Une nation, des régions : la langue française au singulier, ou le “patois” comme impensé
Résumé
Dans cet article est questionné le difficile point d’équilibre tenu entre unité et diversité linguistique au cours des premières décennies de la IIIe République. La célébration de la patrie française prend acte de la variété de ses provinces, source de fierté et érigée en nouveau critère définissant la nation au lendemain de la défaite de Sedan. Or le terroir est intimement lié à la langue qui y serait enracinée, et qui n’est pas toujours, loin s’en faut, la langue française « classique » érigée en langue de la nation. Comment dès lors concilier unité et diversité, sans remettre en question l’équivalence entre langue et nation, au singulier ? La langue régionale est-elle considérée comme une forme « pure » de la langue nationale, ou au contraire un facteur de corruption que les instituteurs, notamment, doivent bannir des salles de classe ?

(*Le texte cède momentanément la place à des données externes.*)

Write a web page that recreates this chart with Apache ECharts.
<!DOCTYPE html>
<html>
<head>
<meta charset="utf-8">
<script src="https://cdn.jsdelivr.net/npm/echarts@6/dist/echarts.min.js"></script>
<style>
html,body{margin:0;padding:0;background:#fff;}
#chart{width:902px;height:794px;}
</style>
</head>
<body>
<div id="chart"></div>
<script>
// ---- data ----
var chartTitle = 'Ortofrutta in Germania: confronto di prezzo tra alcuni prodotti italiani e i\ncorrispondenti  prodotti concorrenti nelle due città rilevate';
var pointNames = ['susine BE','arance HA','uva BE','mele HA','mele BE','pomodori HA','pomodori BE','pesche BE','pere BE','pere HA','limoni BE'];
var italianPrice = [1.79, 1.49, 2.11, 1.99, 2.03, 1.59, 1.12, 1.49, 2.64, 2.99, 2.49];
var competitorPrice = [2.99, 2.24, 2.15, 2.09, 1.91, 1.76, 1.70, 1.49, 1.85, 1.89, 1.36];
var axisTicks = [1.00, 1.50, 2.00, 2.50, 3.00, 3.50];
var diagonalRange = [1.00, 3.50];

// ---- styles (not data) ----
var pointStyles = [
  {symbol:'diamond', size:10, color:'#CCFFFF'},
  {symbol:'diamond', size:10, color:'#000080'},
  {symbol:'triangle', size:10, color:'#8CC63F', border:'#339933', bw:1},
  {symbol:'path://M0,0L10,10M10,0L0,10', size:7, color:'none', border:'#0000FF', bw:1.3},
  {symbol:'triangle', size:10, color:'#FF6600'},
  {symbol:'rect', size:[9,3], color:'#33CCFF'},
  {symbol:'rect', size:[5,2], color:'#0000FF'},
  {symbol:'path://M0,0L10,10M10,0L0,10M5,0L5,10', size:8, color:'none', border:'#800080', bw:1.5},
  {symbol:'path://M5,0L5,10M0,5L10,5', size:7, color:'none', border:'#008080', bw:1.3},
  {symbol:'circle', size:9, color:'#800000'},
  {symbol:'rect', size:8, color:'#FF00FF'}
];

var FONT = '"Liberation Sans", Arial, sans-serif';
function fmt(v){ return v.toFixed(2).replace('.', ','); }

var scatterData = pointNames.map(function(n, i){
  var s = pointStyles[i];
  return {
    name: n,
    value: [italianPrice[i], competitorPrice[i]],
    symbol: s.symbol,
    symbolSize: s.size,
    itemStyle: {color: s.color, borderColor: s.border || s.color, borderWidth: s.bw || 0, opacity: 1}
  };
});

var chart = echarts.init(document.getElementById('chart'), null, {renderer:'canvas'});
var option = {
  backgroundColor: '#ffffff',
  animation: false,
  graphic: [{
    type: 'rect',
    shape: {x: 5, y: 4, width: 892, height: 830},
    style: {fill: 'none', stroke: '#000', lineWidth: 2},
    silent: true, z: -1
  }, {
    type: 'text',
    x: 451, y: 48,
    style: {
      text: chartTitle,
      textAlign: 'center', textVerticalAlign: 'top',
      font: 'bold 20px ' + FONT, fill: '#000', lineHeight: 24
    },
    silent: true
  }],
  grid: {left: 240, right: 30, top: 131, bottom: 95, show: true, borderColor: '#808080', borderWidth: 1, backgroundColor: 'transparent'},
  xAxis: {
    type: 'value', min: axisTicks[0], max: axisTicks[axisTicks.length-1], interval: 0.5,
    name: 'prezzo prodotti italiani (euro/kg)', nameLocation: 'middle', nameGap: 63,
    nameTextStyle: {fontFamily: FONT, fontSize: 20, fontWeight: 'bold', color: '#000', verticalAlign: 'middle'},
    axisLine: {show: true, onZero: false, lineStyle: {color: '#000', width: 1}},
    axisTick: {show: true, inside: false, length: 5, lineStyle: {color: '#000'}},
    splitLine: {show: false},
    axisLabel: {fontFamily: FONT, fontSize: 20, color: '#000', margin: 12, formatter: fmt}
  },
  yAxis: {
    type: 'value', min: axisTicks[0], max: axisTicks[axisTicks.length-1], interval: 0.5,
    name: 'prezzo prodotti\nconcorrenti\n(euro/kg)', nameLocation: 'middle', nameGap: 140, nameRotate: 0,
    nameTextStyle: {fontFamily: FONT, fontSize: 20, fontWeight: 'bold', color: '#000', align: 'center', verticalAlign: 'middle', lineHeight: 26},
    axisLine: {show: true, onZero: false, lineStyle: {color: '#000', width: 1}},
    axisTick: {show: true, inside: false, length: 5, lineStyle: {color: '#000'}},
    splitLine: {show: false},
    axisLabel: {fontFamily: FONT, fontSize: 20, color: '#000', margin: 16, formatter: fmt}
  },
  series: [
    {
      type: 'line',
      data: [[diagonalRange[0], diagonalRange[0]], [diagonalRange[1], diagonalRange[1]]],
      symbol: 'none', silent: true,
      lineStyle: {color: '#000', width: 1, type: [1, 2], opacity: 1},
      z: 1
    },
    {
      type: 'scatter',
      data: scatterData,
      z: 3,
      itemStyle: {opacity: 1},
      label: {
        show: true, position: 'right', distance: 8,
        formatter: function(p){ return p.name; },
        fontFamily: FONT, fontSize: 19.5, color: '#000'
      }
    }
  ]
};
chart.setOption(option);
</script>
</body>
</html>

L’examen d’un corpus historique, philologique et littéraire (G. Bruno, Bréal, Larousse, G. Paris, Renan, A. Daudet, Le Goffic) amène à qualifier le « patois » d’impensé de l’imaginaire linguistique national : il est tantôt passé sous silence, ou effacé par la traduction, tantôt célébré, tout en étant objet de théories contradictoires (est-il langue morte ou langue vivante ? langue étrangère ou variante du même ?). Il apparaît que l’idéal d’unité en cette fin de siècle peine à être saisie indépendamment d’un idéal de pureté, qui conduit à tenir à distance le patois. Un des éléments de cette impureté serait en effet la langue des paysans, figures de l’altérité intérieure, lesquels sont toujours soumis à une appréhension ambivalente : célébrés, dans le sillage du romantisme, comme gardiens des traditions nationales ancestrales, ils sont dans le même temps objets d’une méfiance sociale, celle attachée aux classes populaires, réactivée après la Commune. Ils sont donc appelés à se traduire en Français, et en français, selon une conception de la traduction rétive au bilinguisme et au multilinguisme, mais n’empêchant pas, peut-être, une résistance du patois dans les marges ou les profondeurs des textes et des imaginaires.